Forse un mattino andando in un’aria di vetro,
arida, rivolgendomi, vedrò compirsi il miracolo:
il nulla alle mie spalle, il vuoto dietro
di me, con un terrore di ubriaco.
Poi come s’uno schermo, s’accamperanno di gitto
alberi case colli per l’inganno consueto.
Ma sarà troppo tardi; ed io me n’andrò zitto
tra gli uomini che non si voltano, col mio segreto.
Ossi di seppia (Mondadori, 1976)
giocando con Eugenio (col grande Eugenio)
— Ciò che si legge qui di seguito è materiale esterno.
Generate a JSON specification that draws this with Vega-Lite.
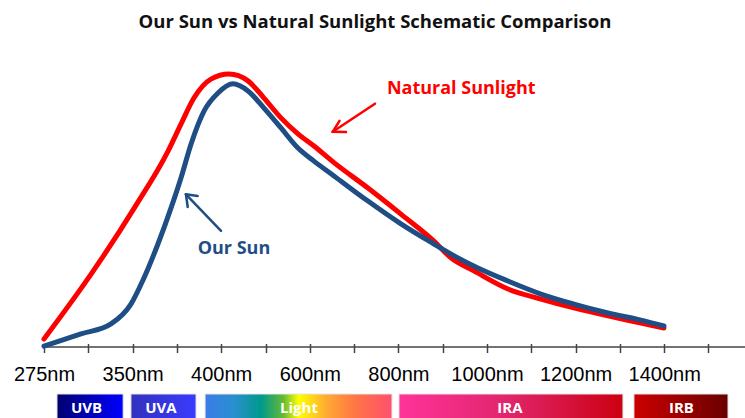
{
  "$schema": "https://vega.github.io/schema/vega-lite/v6.json",
  "autosize": {"type": "pad"},
  "padding": {"left": 13, "top": 12, "right": 0, "bottom": 0},
  "background": "white",
  "bounds": "flush",
  "spacing": 47,
  "title": {"text": "Our Sun vs Natural Sunlight Schematic Comparison", "font": "Open Sans", "fontSize": 18.5, "fontWeight": "bold", "color": "#111111", "anchor": "middle", "frame": "group", "dx": -20, "offset": 20},
  "config": {"view": {"stroke": null}},
  "datasets": {
    "curves": [
      {"series": "Natural Sunlight", "nm": 275, "v": 2.7},
      {"series": "Natural Sunlight", "nm": 315, "v": 24.7},
      {"series": "Natural Sunlight", "nm": 351, "v": 47.0},
      {"series": "Natural Sunlight", "nm": 370, "v": 66.2},
      {"series": "Natural Sunlight", "nm": 377.3, "v": 75.3},
      {"series": "Natural Sunlight", "nm": 384.6, "v": 84.1},
      {"series": "Natural Sunlight", "nm": 394.2, "v": 90.5},
      {"series": "Natural Sunlight", "nm": 417.6, "v": 92.2},
      {"series": "Natural Sunlight", "nm": 460.5, "v": 89.9},
      {"series": "Natural Sunlight", "nm": 496.6, "v": 84.1},
      {"series": "Natural Sunlight", "nm": 535, "v": 77.4},
      {"series": "Natural Sunlight", "nm": 573.3, "v": 72.0},
      {"series": "Natural Sunlight", "nm": 609.4, "v": 67.9},
      {"series": "Natural Sunlight", "nm": 654.6, "v": 62.3},
      {"series": "Natural Sunlight", "nm": 731.3, "v": 53.7},
      {"series": "Natural Sunlight", "nm": 805.7, "v": 44.9},
      {"series": "Natural Sunlight", "nm": 880.2, "v": 35.8},
      {"series": "Natural Sunlight", "nm": 918.6, "v": 30.1},
      {"series": "Natural Sunlight", "nm": 970.5, "v": 25.7},
      {"series": "Natural Sunlight", "nm": 1047.3, "v": 19.6},
      {"series": "Natural Sunlight", "nm": 1121.8, "v": 16.2},
      {"series": "Natural Sunlight", "nm": 1196.2, "v": 13.2},
      {"series": "Natural Sunlight", "nm": 1273, "v": 10.5},
      {"series": "Natural Sunlight", "nm": 1347.5, "v": 8.1},
      {"series": "Natural Sunlight", "nm": 1399.4, "v": 6.4},
      {"series": "Our Sun", "nm": 275, "v": 0.3},
      {"series": "Our Sun", "nm": 306.3, "v": 4.4},
      {"series": "Our Sun", "nm": 331.7, "v": 7.8},
      {"series": "Our Sun", "nm": 348.6, "v": 14.5},
      {"series": "Our Sun", "nm": 356.4, "v": 23.3},
      {"series": "Our Sun", "nm": 364.3, "v": 34.8},
      {"series": "Our Sun", "nm": 371.7, "v": 47.0},
      {"series": "Our Sun", "nm": 377.3, "v": 57.1},
      {"series": "Our Sun", "nm": 383.0, "v": 68.6},
      {"series": "Our Sun", "nm": 390.3, "v": 79.7},
      {"series": "Our Sun", "nm": 398.2, "v": 85.8},
      {"series": "Our Sun", "nm": 426.6, "v": 88.9},
      {"series": "Our Sun", "nm": 460.5, "v": 86.5},
      {"series": "Our Sun", "nm": 496.6, "v": 80.7},
      {"series": "Our Sun", "nm": 535, "v": 74.0},
      {"series": "Our Sun", "nm": 573.3, "v": 67.2},
      {"series": "Our Sun", "nm": 609.4, "v": 62.8},
      {"series": "Our Sun", "nm": 654.6, "v": 57.8},
      {"series": "Our Sun", "nm": 731.3, "v": 49.3},
      {"series": "Our Sun", "nm": 805.7, "v": 41.6},
      {"series": "Our Sun", "nm": 880.2, "v": 34.8},
      {"series": "Our Sun", "nm": 934.4, "v": 30.1},
      {"series": "Our Sun", "nm": 979.5, "v": 26.7},
      {"series": "Our Sun", "nm": 1047.3, "v": 22.3},
      {"series": "Our Sun", "nm": 1121.8, "v": 17.9},
      {"series": "Our Sun", "nm": 1196.2, "v": 14.5},
      {"series": "Our Sun", "nm": 1273, "v": 11.5},
      {"series": "Our Sun", "nm": 1347.5, "v": 9.1},
      {"series": "Our Sun", "nm": 1399.4, "v": 7.1}
    ],
    "arrows": [
      {"series": "Natural Sunlight", "x": 747.1, "y": 82.2, "x2": 651.7, "y2": 72.7},
      {"series": "Natural Sunlight", "x": 651.7, "y": 72.7, "x2": 681.7, "y2": 72.6},
      {"series": "Natural Sunlight", "x": 651.7, "y": 72.7, "x2": 667.0, "y2": 76.4},
      {"series": "Our Sun", "x": 399.9, "y": 39.2, "x2": 380.1, "y2": 51.6},
      {"series": "Our Sun", "x": 380.1, "y": 51.6, "x2": 386.7, "y2": 51.0},
      {"series": "Our Sun", "x": 380.1, "y": 51.6, "x2": 381.1, "y2": 47.3}
    ],
    "labels": [
      {"series": "Natural Sunlight", "text": "Natural Sunlight", "nm": 774, "v": 87.2},
      {"series": "Our Sun", "text": "Our Sun", "nm": 386.7, "v": 33.1}
    ],
    "bands": [
      {"name": "UVB", "start": 286, "end": 342, "label_nm": 311},
      {"name": "UVA", "start": 348.6, "end": 385.8, "label_nm": 366},
      {"name": "Light", "start": 390.9, "end": 785.5, "label_nm": 575.6},
      {"name": "IRA", "start": 801.3, "end": 1306.9, "label_nm": 1051.8},
      {"name": "IRB", "start": 1331.7, "end": 1544.3, "label_nm": 1439}
    ]
  },
  "vconcat": [
    {
      "width": 702,
      "height": 296,
      "layer": [
        {
          "data": {"values": [{}]},
          "mark": {"type": "rule", "color": "#444444", "strokeWidth": 1.5},
          "encoding": {
            "x": {"datum": 275, "type": "quantitative", "title": null, "scale": {"domain": [275, 350, 400, 600, 800, 1000, 1200, 1400, 1585], "range": [0, 88.6, 177.2, 265.8, 354.4, 443, 531.6, 620.2, 702], "zero": false, "nice": false}},
            "x2": {"datum": 1585},
            "y": {"datum": 0, "type": "quantitative", "scale": {"domain": [0, 100], "zero": false, "nice": false}, "axis": null}
          }
        },
        {
          "data": {"name": "curves"},
          "mark": {"type": "line", "strokeWidth": 5, "interpolate": "monotone", "strokeCap": "round", "strokeJoin": "round"},
          "encoding": {
            "x": {"field": "nm", "type": "quantitative", "title": null,
              "scale": {"domain": [275, 350, 400, 600, 800, 1000, 1200, 1400, 1585], "range": [0, 88.6, 177.2, 265.8, 354.4, 443, 531.6, 620.2, 702], "zero": false, "nice": false},
              "axis": {"values": [275, 312.5, 350, 375, 400, 500, 600, 700, 800, 900, 1000, 1100, 1200, 1300, 1400, 1500],
                "labelExpr": "indexof([275,350,400,600,800,1000,1200,1400], datum.value) >= 0 ? datum.value + 'nm' : ''",
                "domain": false, "ticks": true, "tickSize": 9, "tickColor": "#444444", "tickWidth": 1.5, "offset": -3.5,
                "labelPadding": 12, "labelFont": "Liberation Sans", "labelFontSize": 20, "labelColor": "#000000",
                "title": null, "grid": false, "labelOverlap": false, "labelFlush": false}},
            "y": {"field": "v", "type": "quantitative", "axis": null},
            "color": {"field": "series", "type": "nominal", "scale": {"domain": ["Natural Sunlight", "Our Sun"], "range": ["#ff0000", "#1f4e84"]}, "legend": null},
            "order": {"field": "nm", "type": "quantitative"}
          }
        },
        {
          "data": {"name": "arrows"},
          "mark": {"type": "rule", "strokeWidth": 2.5, "strokeCap": "round"},
          "encoding": {
            "x": {"field": "x", "type": "quantitative", "title": null},
            "y": {"field": "y", "type": "quantitative", "axis": null},
            "x2": {"field": "x2"},
            "y2": {"field": "y2"},
            "color": {"field": "series", "type": "nominal", "legend": null}
          }
        },
        {
          "data": {"name": "labels"},
          "mark": {"type": "text", "font": "Open Sans", "fontSize": 18, "fontWeight": "bold", "align": "left", "baseline": "middle"},
          "encoding": {
            "x": {"field": "nm", "type": "quantitative", "title": null},
            "y": {"field": "v", "type": "quantitative", "axis": null},
            "text": {"field": "text"},
            "color": {"field": "series", "type": "nominal", "legend": null}
          }
        }
      ]
    },
    {
      "width": 702,
      "height": 32,
      "data": {"name": "bands"},
      "layer": [
        {"transform": [{"filter": "datum.name === 'UVB'"}], "mark": {"type": "rect", "stroke": "#e4e4e4", "strokeWidth": 1, "fill": {"gradient": "linear", "x1": 0, "x2": 1, "y1": 0, "y2": 0, "stops": [{"offset": 0, "color": "#000070"}, {"offset": 1, "color": "#0000ff"}]}},
         "encoding": {"x": {"field": "start", "type": "quantitative", "axis": null, "title": null, "scale": {"domain": [275, 350, 400, 600, 800, 1000, 1200, 1400, 1585], "range": [0, 88.6, 177.2, 265.8, 354.4, 443, 531.6, 620.2, 702], "zero": false, "nice": false}}, "x2": {"field": "end"}}},
        {"transform": [{"filter": "datum.name === 'UVA'"}], "mark": {"type": "rect", "stroke": "#e4e4e4", "strokeWidth": 1, "fill": {"gradient": "linear", "x1": 0, "x2": 1, "y1": 0, "y2": 0, "stops": [{"offset": 0, "color": "#3232bd"}, {"offset": 1, "color": "#3a3aff"}]}},
         "encoding": {"x": {"field": "start", "type": "quantitative", "axis": null, "title": null}, "x2": {"field": "end"}}},
        {"transform": [{"filter": "datum.name === 'Light'"}], "mark": {"type": "rect", "stroke": "#e4e4e4", "strokeWidth": 1, "fill": {"gradient": "linear", "x1": 0, "x2": 1, "y1": 0, "y2": 0, "stops": [{"offset": 0, "color": "#3b7be8"}, {"offset": 0.15, "color": "#2a8fd0"}, {"offset": 0.3, "color": "#00998c"}, {"offset": 0.42, "color": "#66bb33"}, {"offset": 0.5, "color": "#ffff00"}, {"offset": 0.65, "color": "#ffaa33"}, {"offset": 0.8, "color": "#ff7744"}, {"offset": 1, "color": "#ff4f6e"}]}},
         "encoding": {"x": {"field": "start", "type": "quantitative", "axis": null, "title": null}, "x2": {"field": "end"}}},
        {"transform": [{"filter": "datum.name === 'IRA'"}], "mark": {"type": "rect", "stroke": "#e4e4e4", "strokeWidth": 1, "fill": {"gradient": "linear", "x1": 0, "x2": 1, "y1": 0, "y2": 0, "stops": [{"offset": 0, "color": "#ff3399"}, {"offset": 0.5, "color": "#e0246a"}, {"offset": 1, "color": "#cc0011"}]}},
         "encoding": {"x": {"field": "start", "type": "quantitative", "axis": null, "title": null}, "x2": {"field": "end"}}},
        {"transform": [{"filter": "datum.name === 'IRB'"}], "mark": {"type": "rect", "stroke": "#e4e4e4", "strokeWidth": 1, "fill": {"gradient": "linear", "x1": 0, "x2": 1, "y1": 0, "y2": 0, "stops": [{"offset": 0, "color": "#cc0000"}, {"offset": 1, "color": "#6a0000"}]}},
         "encoding": {"x": {"field": "start", "type": "quantitative", "axis": null, "title": null}, "x2": {"field": "end"}}},
        {
          "mark": {"type": "text", "color": "white", "font": "Open Sans", "fontSize": 15, "fontWeight": "bold", "align": "center", "baseline": "middle", "dy": -2},
          "encoding": {
            "x": {"field": "label_nm", "type": "quantitative", "axis": null, "title": null},
            "text": {"field": "name"}
          }
        }
      ]
    }
  ]
}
Può essere che fosse nebbia,
una grigia densa spenta luce,
i miei passi incerti in tanto vuoto.
Forse una radice, un sasso, un niente
e l’inciampo si fa caduta
e colpo e dolore intenso,
ma altrettanto intensa luce
come un sole inconosciuto.
Facce attorno, ignote,
ma non informe folla, volti,
sguardi simili, voci consonanti.
In breve svanì lo stordimento.
Negli occhi ancora nebbia,
null’altro che il grigiore,
il rumore dei miei passi,
il mio ansimare, nessuno
assieme a me perduto
in questa nebbia fitta
che mi è tanto cara.
L’assenza, il vuoto, la negazione e l’improvviso, repentino riannodare le sensazioni, la visione e il percepire tale visione come sempre è stato, come sempre è accaduto. L’assenza sembra essere anche e soprattutto emotiva, come se gli uomini che non si voltano fossero gli unici abitatori di strade, edifici, case che scompaiono come scomparsa è l’attitudine all’altro, come esaurita è la curiosità del conoscere l’altro uomo, l’altra donna, l’altro individuo. Una visione moderna e desolante, un rappreso atto di coscienza e conoscenza del mondo.